The summer travel pressure at Dover shows how a border technology delay can quickly become a political and economic problem for the UK-France corridor.
The Port of Dover is facing renewed concern over congestion as the busiest summer travel weekend begins with parts of the EU’s Entry-Exit System still not operating as intended for car passengers.
The Guardian reported on 17 July that French border police at Dover are having to rely on manual logging for non-EU travellers because of software problems affecting the automated system. The report said Dover expected thousands of cars on Friday and Saturday, while domestic travel pressure and hot weather added to wider transport strain.
The Entry-Exit System is meant to replace manual passport stamping for non-EU nationals entering the Schengen area by recording biometric and travel data. It is a border-control modernisation project, but Dover has always been a difficult test case because of high volumes and juxtaposed French controls on UK soil.
The risk is practical, not abstract. If kiosks, software or processing flows fail at peak times, delays build quickly. The port has spent heavily preparing for the system, but infrastructure investment does not solve the problem if the operational technology is not ready.

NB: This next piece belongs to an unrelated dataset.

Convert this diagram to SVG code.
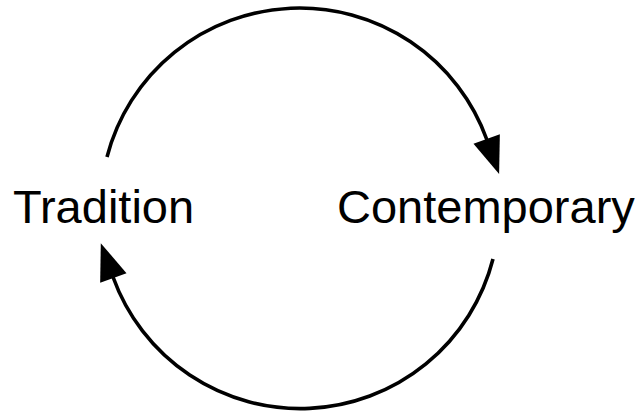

The issue also matters for EU-UK relations. Border friction remains one of the most visible consequences of Brexit for ordinary travellers and freight operators. Even when a problem is technical, it is experienced politically: queues, missed sailings and local disruption become evidence of a system that is not working.

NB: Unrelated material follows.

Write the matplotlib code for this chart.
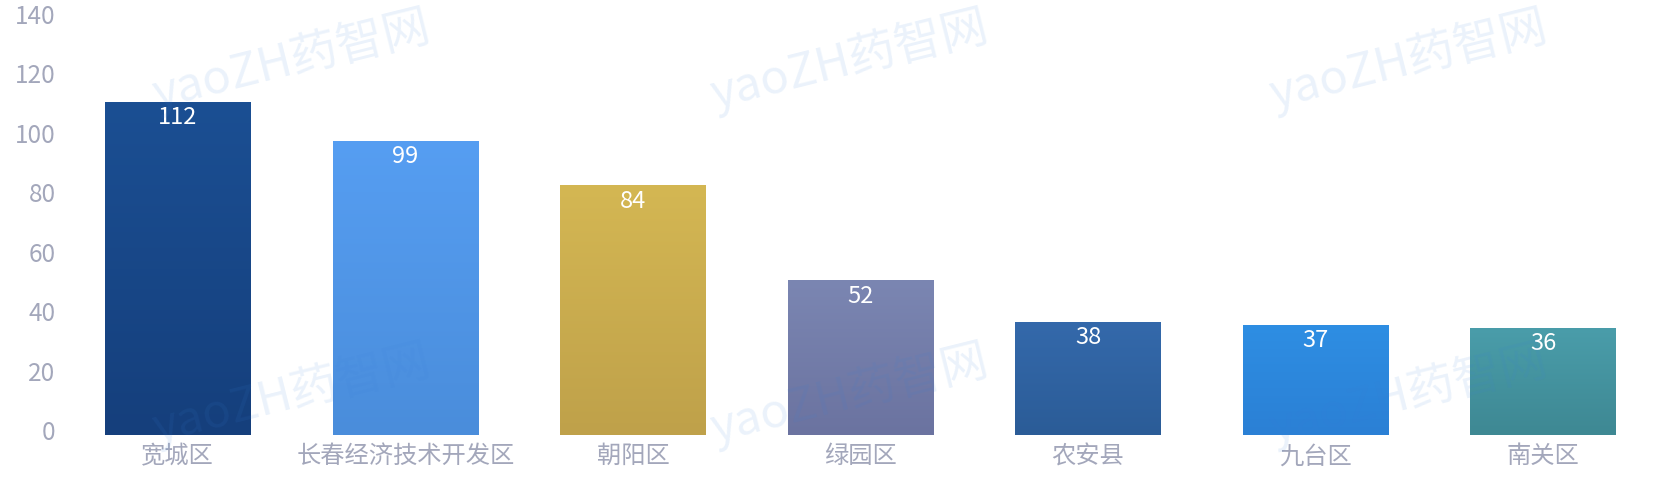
import numpy as np
import matplotlib.pyplot as plt
import matplotlib.transforms as mtransforms
from matplotlib.colors import LinearSegmentedColormap

plt.rcParams['font.family'] = ['Noto Sans CJK SC', 'DejaVu Sans']

# data
districts = ['宽城区', '长春经济技术开发区', '朝阳区', '绿园区', '农安县', '九台区', '南关区']
counts = [112, 99, 84, 52, 38, 37, 36]
yticks = [0, 20, 40, 60, 80, 100, 120, 140]

# gradient colours, top -> bottom
top_colors = ['#1b4f93', '#569ef2', '#d4b753', '#7b86b2', '#3469ab', '#2e8ee3', '#4a9daa']
bottom_colors = ['#153f7c', '#4a8ddb', '#bfa14a', '#6b73a0', '#2b5c97', '#2b80d5', '#3e8893']

label_color = '#a3a7bb'

fig = plt.figure(figsize=(16.66, 4.98), dpi=100)
ax = fig.add_axes([0.0384, 0.1265, 0.9562, 0.8355])

x = np.arange(len(districts))
bars = ax.bar(x, counts, width=0.64, color='none', edgecolor='none', zorder=2)

# gradient fill for every bar, clipped to the bar patch
grad = np.linspace(0, 1, 256).reshape(-1, 1)
for b, c0, c1 in zip(bars, top_colors, bottom_colors):
    cmap = LinearSegmentedColormap.from_list('g', [c1, c0])
    bx, by = b.get_x(), b.get_y()
    w, h = b.get_width(), b.get_height()
    im = ax.imshow(grad, cmap=cmap, aspect='auto', origin='lower',
                   extent=(bx, bx + w, by, by + h), zorder=2)
    im.set_clip_path(b)

# value labels inside the top of each bar
for xi, v in zip(x, counts):
    ax.annotate(str(v), (xi, v), xytext=(0, -3), textcoords='offset points',
                ha='center', va='top', color='white', fontsize=17,
                fontweight='light', zorder=4)

ax.set_xlim(-0.5, len(districts) - 0.5)
ax.set_ylim(0, 140)
ax.set_yticks(yticks)
ax.set_xticks(x)
ax.set_xticklabels(districts)
ax.tick_params(axis='both', length=0, colors=label_color, labelsize=17.5)
ax.tick_params(axis='y', pad=6)
ax.tick_params(axis='x', pad=6)
for lab in ax.get_yticklabels() + ax.get_xticklabels():
    lab.set_fontweight('light')
for lab in ax.get_yticklabels():
    lab.set_transform(lab.get_transform() + mtransforms.ScaledTranslation(0, 5 / 100, fig.dpi_scale_trans))
for s in ax.spines.values():
    s.set_visible(False)

# watermark
wm_pos = [(0.175, 0.88), (0.51, 0.88), (0.845, 0.88), (0.175, 0.21), (0.51, 0.21), (0.845, 0.21)]
for px, py in wm_pos:
    fig.text(px, py, 'yaoZH药智网', color='#3a80d8', alpha=0.1, fontsize=34,
             rotation=14, ha='center', va='center', zorder=5)

fig.savefig('out.png', dpi=100)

For Brussels, the challenge is credibility. The EU wants more secure external borders and better data on short-stay entries. But security systems lose public support if they are associated with avoidable disruption at high-volume crossings.
For the UK, Dover is a national pressure point. The port carries a large share of roll-on, roll-off traffic and holiday travel. Congestion can spill into Kent roads, logistics schedules and local policing.
The EES rollout will remain a test of whether digital border control can handle real-world travel peaks. A system designed to make checks more efficient cannot be judged only by its legal architecture. It will be judged by whether people and goods keep moving.